━━━ DATASET EXTRACT ━━━

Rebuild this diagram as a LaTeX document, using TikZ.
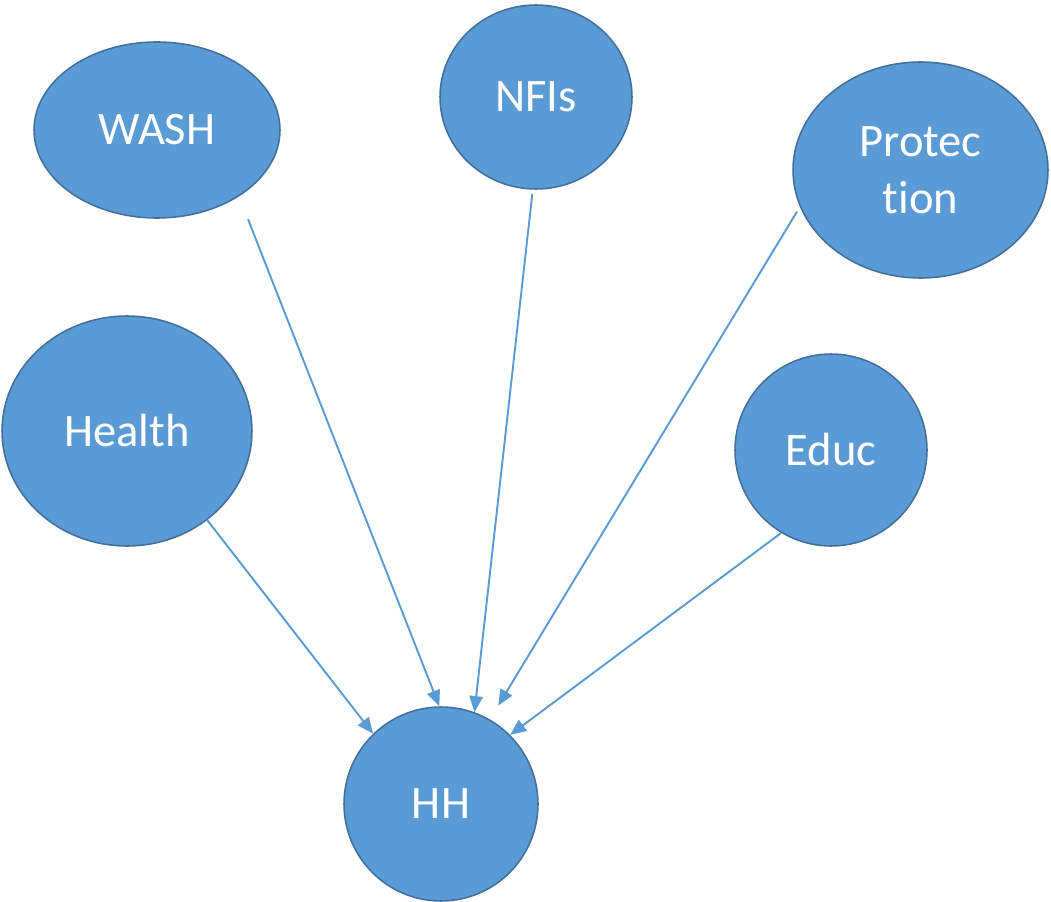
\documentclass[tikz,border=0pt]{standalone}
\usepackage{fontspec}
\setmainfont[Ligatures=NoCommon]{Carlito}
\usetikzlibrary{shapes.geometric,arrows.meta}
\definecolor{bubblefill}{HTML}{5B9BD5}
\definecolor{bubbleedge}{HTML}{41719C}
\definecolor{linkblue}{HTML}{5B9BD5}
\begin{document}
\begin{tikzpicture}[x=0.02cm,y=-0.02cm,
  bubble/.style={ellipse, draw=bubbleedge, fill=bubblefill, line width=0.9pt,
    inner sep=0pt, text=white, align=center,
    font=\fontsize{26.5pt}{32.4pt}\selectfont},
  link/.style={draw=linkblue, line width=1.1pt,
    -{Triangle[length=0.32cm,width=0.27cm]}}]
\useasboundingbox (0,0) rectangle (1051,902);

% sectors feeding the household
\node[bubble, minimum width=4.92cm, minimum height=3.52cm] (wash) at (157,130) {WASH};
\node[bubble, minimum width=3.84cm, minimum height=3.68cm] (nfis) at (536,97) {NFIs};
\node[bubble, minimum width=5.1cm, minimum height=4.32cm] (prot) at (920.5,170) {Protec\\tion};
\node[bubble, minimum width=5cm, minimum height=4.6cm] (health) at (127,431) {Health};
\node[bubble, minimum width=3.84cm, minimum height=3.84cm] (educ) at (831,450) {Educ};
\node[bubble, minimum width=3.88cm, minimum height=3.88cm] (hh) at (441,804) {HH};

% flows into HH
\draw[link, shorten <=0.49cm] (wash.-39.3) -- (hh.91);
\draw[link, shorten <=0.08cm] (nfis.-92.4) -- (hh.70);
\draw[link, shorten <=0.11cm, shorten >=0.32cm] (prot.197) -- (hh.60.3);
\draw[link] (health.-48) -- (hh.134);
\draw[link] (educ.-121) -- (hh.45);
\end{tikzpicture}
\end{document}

━━━

# WHAT YOU WILL DO
Return the material exactly as given, apart from the pictures.

# EXERCISE RESULT
Rebuild this diagram as a LaTeX document, using TikZ.
\documentclass[tikz,border=0pt]{standalone}
\usepackage{fontspec}
\setmainfont[Ligatures=NoCommon]{Carlito}
\usetikzlibrary{shapes.geometric,arrows.meta}
\definecolor{bubblefill}{HTML}{5B9BD5}
\definecolor{bubbleedge}{HTML}{41719C}
\definecolor{linkblue}{HTML}{5B9BD5}
\begin{document}
\begin{tikzpicture}[x=0.02cm,y=-0.02cm,
  bubble/.style={ellipse, draw=bubbleedge, fill=bubblefill, line width=0.9pt,
    inner sep=0pt, text=white, align=center,
    font=\fontsize{26.5pt}{32.4pt}\selectfont},
  link/.style={draw=linkblue, line width=1.1pt,
    -{Triangle[length=0.32cm,width=0.27cm]}}]
\useasboundingbox (0,0) rectangle (1051,902);

% sectors feeding the household
\node[bubble, minimum width=4.92cm, minimum height=3.52cm] (wash) at (157,130) {WASH};
\node[bubble, minimum width=3.84cm, minimum height=3.68cm] (nfis) at (536,97) {NFIs};
\node[bubble, minimum width=5.1cm, minimum height=4.32cm] (prot) at (920.5,170) {Protec\\tion};
\node[bubble, minimum width=5cm, minimum height=4.6cm] (health) at (127,431) {Health};
\node[bubble, minimum width=3.84cm, minimum height=3.84cm] (educ) at (831,450) {Educ};
\node[bubble, minimum width=3.88cm, minimum height=3.88cm] (hh) at (441,804) {HH};

% flows into HH
\draw[link, shorten <=0.49cm] (wash.-39.3) -- (hh.91);
\draw[link, shorten <=0.08cm] (nfis.-92.4) -- (hh.70);
\draw[link, shorten <=0.11cm, shorten >=0.32cm] (prot.197) -- (hh.60.3);
\draw[link] (health.-48) -- (hh.134);
\draw[link] (educ.-121) -- (hh.45);
\end{tikzpicture}
\end{document}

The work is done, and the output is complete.